In 2017 I traveled to refugee camps and communities in Jordan, working with a wonderful Jordanian cinematographer and sound man, to document the work of researchers from Yale and Hashemite Universities as they try to better understand the psycho-social impact of profound stress on families displaced by the Syrian war.
#6. – What would you like to say to any #doclifer who starting out on their film or who is perhaps struggling to complete their film?
The best advice I can offer to any struggling #doclifer is to just do it.
If I had waited until I was funded to begin work, I would still be dreaming of making a film. The key for me was to just begin working on an idea – letting it become a film – and seeing where it led me.
Sure I applied for grants and in the process months and years were lost as I waited for someone to recognize the value of my project and write me a check. But once I started actually working on the film, the help and even money I needed would somehow come my way.
Both films began as totally self-financed shoots, and if I hadn’t just jumped into the deep end and started shooting without funding, but instead waited for a grant or sponsorship, the films never would have happened.

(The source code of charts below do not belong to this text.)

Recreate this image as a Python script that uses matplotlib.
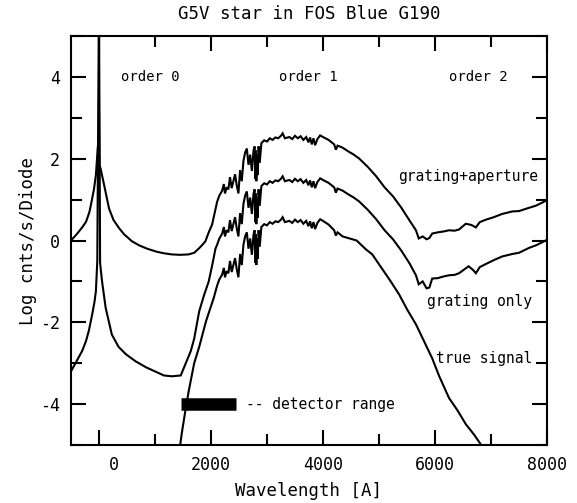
import matplotlib
matplotlib.use('Agg')
import matplotlib.pyplot as plt
import matplotlib.transforms as mtransforms
from matplotlib.ticker import MultipleLocator

plt.rcParams['font.family'] = 'DejaVu Sans Mono'
plt.rcParams['axes.unicode_minus'] = False

# grating + aperture (orders 0, 1, 2)
ga_x = [-500, -400, -300, -230, -170, -125, -90, -55, -20, -5, 0, 8, 30, 90, 180, 260, 360, 450,
        590, 720, 860, 1020, 1150, 1300, 1450, 1600, 1700, 1780, 1850, 1900, 1960, 2020, 2070,
        2110, 2150, 2200, 2230, 2250, 2280, 2310, 2340, 2370, 2400, 2430, 2460, 2490, 2520, 2550,
        2580, 2610, 2640, 2670, 2700, 2730, 2760, 2780, 2790, 2800, 2810, 2820, 2835, 2850, 2870,
        2900, 2950, 3000, 3050, 3100, 3150, 3200, 3250, 3280, 3320, 3400, 3450, 3500, 3550, 3600,
        3650, 3700, 3740, 3770, 3800, 3830, 3860, 3900, 3950, 4000, 4100, 4200, 4230, 4260, 4350,
        4450, 4550, 4650, 4800, 4950, 5100, 5250, 5400, 5550, 5660, 5710, 5780, 5850, 5900, 5950,
        6050, 6150, 6250, 6350, 6430, 6550, 6650, 6730, 6800, 6910, 7050, 7200, 7380, 7500, 7680,
        7800, 7950, 8000]
ga_y = [0.0, 0.15, 0.32, 0.46, 0.7, 1.0, 1.25, 1.6, 2.3, 2.4, 3.4, 1.85, 1.75, 1.37, 0.78, 0.5, 0.3, 0.15,
        -0.02, -0.12, -0.2, -0.27, -0.31, -0.34, -0.35, -0.34, -0.3, -0.2, -0.1, -0.02, 0.2, 0.39, 0.7,
        0.95, 1.10, 1.22, 1.38, 1.15, 1.30, 1.25, 1.55, 1.28, 1.45, 1.62, 1.35, 1.15, 1.72, 1.45,
        1.95, 2.15, 2.25, 1.85, 2.10, 1.70, 2.20, 2.30, 1.50, 2.20, 1.45, 2.10, 1.60, 2.30, 1.90,
        2.38, 2.45, 2.42, 2.50, 2.46, 2.52, 2.50, 2.56, 2.62, 2.50, 2.53, 2.48, 2.56, 2.50, 2.55,
        2.46, 2.53, 2.40, 2.52, 2.35, 2.50, 2.33, 2.48, 2.57, 2.53, 2.46, 2.35, 2.22, 2.32, 2.27,
        2.18, 2.10, 2.00, 1.80, 1.57, 1.30, 1.08, 0.80, 0.48, 0.25, 0.05, 0.10, 0.03, 0.06, 0.17,
        0.20, 0.22, 0.25, 0.24, 0.27, 0.41, 0.38, 0.32, 0.45, 0.51, 0.57, 0.65, 0.71, 0.72, 0.80,
        0.85, 0.95, 1.0]

# grating only
go_x = [-500, -400, -300, -230, -180, -120, -80, -55, -30, 0, 20, 55, 120, 230, 350, 480, 650, 840,
        1000, 1160, 1300, 1460, 1550, 1640, 1700, 1790, 1880, 1960, 2030, 2080,
        2110, 2150, 2200, 2230, 2250, 2280, 2310, 2340, 2370, 2400, 2430, 2460, 2490, 2520, 2550,
        2580, 2610, 2640, 2670, 2700, 2730, 2760, 2780, 2790, 2800, 2810, 2820, 2835, 2850, 2870,
        2900, 2950, 3000, 3050, 3100, 3150, 3200, 3250, 3280, 3320, 3400, 3450, 3500, 3550, 3600,
        3650, 3700, 3740, 3770, 3800, 3830, 3860, 3900, 3950, 4000, 4100, 4200, 4230, 4260, 4350,
        4450, 4550, 4650, 4800, 4950, 5100, 5250, 5400, 5550, 5660, 5710, 5780, 5850, 5900, 5950,
        6050, 6150, 6250, 6350, 6430, 6550, 6600, 6680, 6730, 6800, 6900, 7050, 7200, 7380, 7500,
        7680, 7800, 7950, 8000]
go_y = [-3.2, -2.95, -2.7, -2.45, -2.2, -1.8, -1.5, -1.24, -0.5, 6.0, -0.55, -1.0, -1.65, -2.3, -2.6, -2.78, -2.95, -3.1,
        -3.2, -3.3, -3.32, -3.3, -3.0, -2.7, -2.4, -1.73, -1.32, -1.0, -0.55, -0.2,
        -0.10, 0.05, 0.17, 0.33, 0.10, 0.25, 0.20, 0.50, 0.23, 0.40, 0.57, 0.30, 0.10, 0.67, 0.40,
        0.90, 1.10, 1.20, 0.80, 1.05, 0.65, 1.15, 1.25, 0.45, 1.15, 0.40, 1.05, 0.55, 1.25, 0.85,
        1.33, 1.40, 1.37, 1.45, 1.41, 1.47, 1.45, 1.51, 1.57, 1.45, 1.48, 1.43, 1.51, 1.45, 1.50,
        1.41, 1.48, 1.35, 1.47, 1.30, 1.45, 1.28, 1.43, 1.52, 1.48, 1.41, 1.30, 1.17, 1.27, 1.22,
        1.13, 1.05, 0.95, 0.75, 0.52, 0.25, 0.03, -0.25, -0.57, -0.85, -1.07, -1.00, -1.17, -1.15, -0.93,
        -0.92, -0.88, -0.85, -0.84, -0.80, -0.68, -0.63, -0.72, -0.80, -0.65, -0.58, -0.48, -0.39, -0.33, -0.30,
        -0.18, -0.12, -0.02, 0.02]

# true signal
ts_x = [1440, 1480, 1550, 1600, 1700, 1790, 1910, 2050,
        2110, 2150, 2200, 2230, 2250, 2280, 2310, 2340, 2370, 2400, 2430, 2460, 2490, 2520, 2550,
        2580, 2610, 2640, 2670, 2700, 2730, 2760, 2780, 2790, 2800, 2810, 2820, 2835, 2850, 2870,
        2900, 2950, 3000, 3050, 3100, 3150, 3200, 3250, 3280, 3320, 3400, 3450, 3500, 3550, 3600,
        3650, 3700, 3740, 3770, 3800, 3830, 3860, 3900, 3950, 4000, 4100, 4200, 4230, 4260, 4350,
        4450, 4600, 4770, 4880, 5050, 5200, 5360, 5500, 5660, 5800, 5950, 6070, 6250, 6400, 6550,
        6700, 6850]
ts_y = [-5.1, -4.7, -4.1, -3.7, -3.0, -2.6, -1.98, -1.4,
        -1.10, -0.95, -0.83, -0.67, -0.90, -0.75, -0.80, -0.50, -0.77, -0.60, -0.43, -0.70, -0.90, -0.33, -0.60,
        -0.10, 0.10, 0.20, -0.20, 0.05, -0.35, 0.15, 0.25, -0.55, 0.15, -0.60, 0.05, -0.45, 0.25, -0.15,
        0.33, 0.40, 0.37, 0.45, 0.41, 0.47, 0.45, 0.51, 0.57, 0.45, 0.48, 0.43, 0.51, 0.45, 0.50,
        0.41, 0.48, 0.35, 0.47, 0.30, 0.45, 0.28, 0.43, 0.52, 0.48, 0.39, 0.25, 0.12, 0.20, 0.10,
        0.06, 0.0, -0.22, -0.34, -0.68, -0.98, -1.32, -1.68, -2.05, -2.45, -2.88, -3.3, -3.85, -4.15, -4.49,
        -4.75, -5.05]

detector = (1460, 2450)
detector_level = -4.0

fig = plt.figure(figsize=(5.77, 5.03), dpi=100)
ax = fig.add_axes([0.123, 0.1153, 0.825, 0.8131])

for xs, ys in [(ga_x, ga_y), (go_x, go_y), (ts_x, ts_y)]:
    ax.plot(xs, ys, color='black', lw=1.5, solid_joinstyle='miter')

ax.plot(detector, [detector_level, detector_level], color='black', lw=9, solid_capstyle='butt')
ax.text(2620, detector_level, '-- detector range', fontsize=10.5, va='center', ha='left')

ax.text(910, 4.0, 'order 0', fontsize=10, ha='center', va='center')
ax.text(3730, 4.0, 'order 1', fontsize=10, ha='center', va='center')
ax.text(6770, 4.0, 'order 2', fontsize=10, ha='center', va='center')
ax.text(6590, 1.56, 'grating+aperture', fontsize=10.5, ha='center', va='center')
ax.text(6800, -1.49, 'grating only', fontsize=10.5, ha='center', va='center')
ax.text(6880, -2.88, 'true signal', fontsize=10.5, ha='center', va='center')

ax.set_xlim(-500, 8000)
ax.set_ylim(-5, 5)
ax.xaxis.set_major_locator(MultipleLocator(2000))
ax.xaxis.set_minor_locator(MultipleLocator(1000))
ax.yaxis.set_major_locator(MultipleLocator(2))
ax.yaxis.set_minor_locator(MultipleLocator(1))
ax.tick_params(which='both', direction='in', top=True, right=True, width=1.5, labelsize=12, pad=8)
ax.tick_params(which='major', length=11)
ax.tick_params(which='minor', length=8)
for sp in ax.spines.values():
    sp.set_linewidth(1.5)

ax.set_title('G5V star in FOS Blue G190', fontsize=12.5, pad=12)
ax.set_xlabel('Wavelength [A]', fontsize=12.5, labelpad=6)
ax.set_ylabel('Log cnts/s/Diode', fontsize=12.5, labelpad=2)

fig.canvas.draw()
shift = mtransforms.ScaledTranslation(15 / 100, 0, fig.dpi_scale_trans)
for lab in ax.get_xticklabels():
    if lab.get_text() == '0':
        lab.set_transform(lab.get_transform() + shift)

fig.savefig('out.png', dpi=100)
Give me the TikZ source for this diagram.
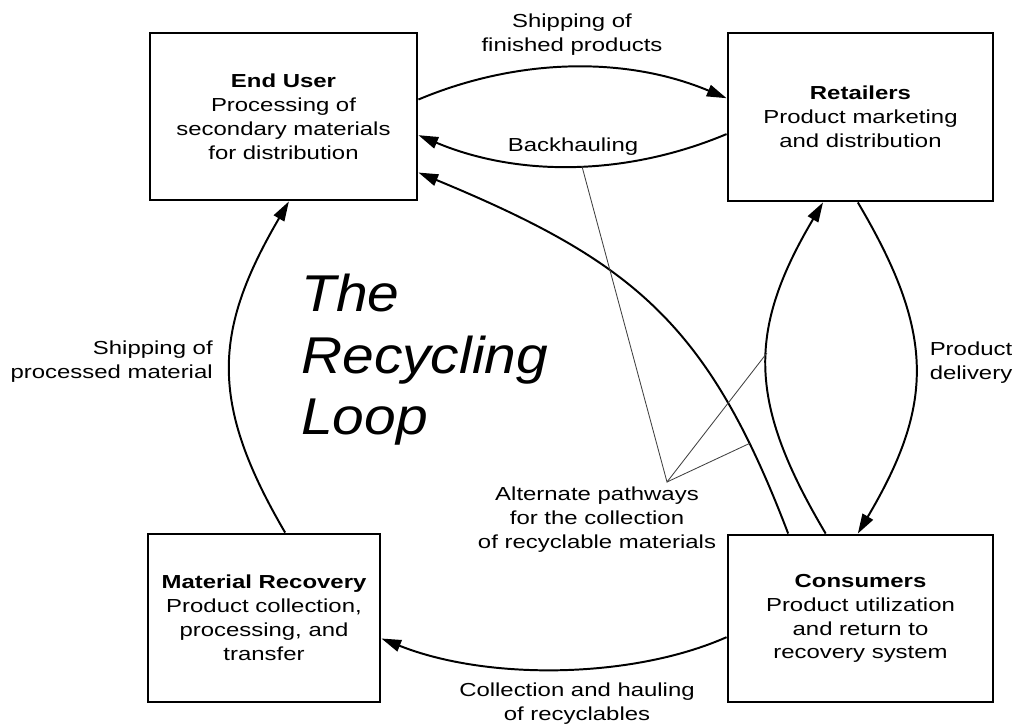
\documentclass[tikz,border=0pt]{standalone}
\usepackage{fontspec}
\setmainfont{Liberation Sans}[FakeStretch=1.27]
\newfontfamily\loopfont{Liberation Sans}[FakeStretch=1.1]
\usetikzlibrary{arrows.meta,calc}

\tikzset{
  stagebox/.style={draw, line width=2pt, align=center, inner sep=0pt},
  flow/.style={line width=1.4pt, -{Triangle[length=14pt,width=8.5pt]}},
  pointer/.style={line width=0.6pt, black!75},
  lbl/.style={align=center, inner sep=0pt}
}

\begin{document}
\begin{tikzpicture}[x=0.025cm, y=-0.025cm, font=\fontsize{13.4}{17}\selectfont]
\useasboundingbox (0,0) rectangle (1020,727);

% the four stages of the loop
\node[stagebox, minimum width=6.675cm, minimum height=4.175cm] (enduser) at (283.5,116.5)
  {\textbf{End User}\\Processing of\\secondary materials\\for distribution};
\node[stagebox, minimum width=6.625cm, minimum height=4.2cm] (retailers) at (860.5,117)
  {\textbf{Retailers}\\Product marketing\\and distribution};
\node[stagebox, minimum width=6.625cm, minimum height=4.175cm] (consumers) at (860.5,618.5)
  {\textbf{Consumers}\\Product utilization\\and return to\\recovery system};
\node[stagebox, minimum width=5.8cm, minimum height=4.2cm] (recovery) at (264,618)
  {\textbf{Material Recovery}\\Product collection,\\processing, and\\transfer};

% flows between the stages
\draw[flow] ($(enduser.north east)!.40!(enduser.south east)$)
  .. controls +(100,-42) and +(-100,-42) .. ($(retailers.north west)!.39!(retailers.south west)$);
\draw[flow] ($(retailers.north west)!.60!(retailers.south west)$)
  .. controls +(-100,42) and +(100,42) .. ($(enduser.north east)!.61!(enduser.south east)$)
  coordinate[pos=.47] (bh);
\draw[flow] ($(consumers.north west)!.23!(consumers.north east)$)
  .. controls +(-80,-210) and +(215,89) .. ($(enduser.north east)!.83!(enduser.south east)$)
  coordinate[pos=.16] (lp);
\draw[flow] ($(consumers.north west)!.37!(consumers.north east)$)
  .. controls +(-77,-130) and +(-77,130) .. ($(retailers.south west)!.36!(retailers.south east)$)
  coordinate[pos=.55] (cr);
\draw[flow] ($(retailers.south west)!.49!(retailers.south east)$)
  .. controls +(77,130) and +(77,-130) .. ($(consumers.north west)!.49!(consumers.north east)$);
\draw[flow] ($(consumers.north west)!.61!(consumers.south west)$)
  .. controls +(-95,42) and +(105,42) .. ($(recovery.north east)!.62!(recovery.south east)$);
\draw[flow] ($(recovery.north west)!.59!(recovery.north east)$)
  .. controls +(-76,-130) and +(-76,130) .. ($(enduser.south west)!.52!(enduser.south east)$);

% labels
\node[lbl] (finished) at (572,35) {Shipping of\\finished products};
\node[lbl] (backhaul) at (573,147) {Backhauling};
\node[lbl] (delivery) at (971,363) {Product\\delivery};
\node[lbl, align=right, anchor=east] (processed) at (213,362) {Shipping of\\processed material};
\node[lbl] (alternate) at (597,520) {Alternate pathways\\for the collection\\of recyclable materials};
\node[lbl] (hauling) at (577,704) {Collection and hauling\\of recyclables};
\node[lbl, align=left, anchor=west, font=\loopfont\itshape\fontsize{36.8}{43.7}\selectfont]
  (title) at (301,360) {The\\Recycling\\Loop};

% alternate pathways pointers
\coordinate (apex) at (667,482);
\draw[pointer] (bh) -- (apex) -- (cr);
\draw[pointer] (apex) -- (lp);
\end{tikzpicture}
\end{document}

Also, having the films in the can made it far easier to rally support through two successful Kickstarter campaigns – supplying needed cash at key points in post-production. Having 70 or 80 crowd funding backers also provided a real vote of confidence that my film had value. Since I can wear many hats, (writer/director/editor/camera operator) it became far more realistic to make the film with a minuscule budget and little outside help.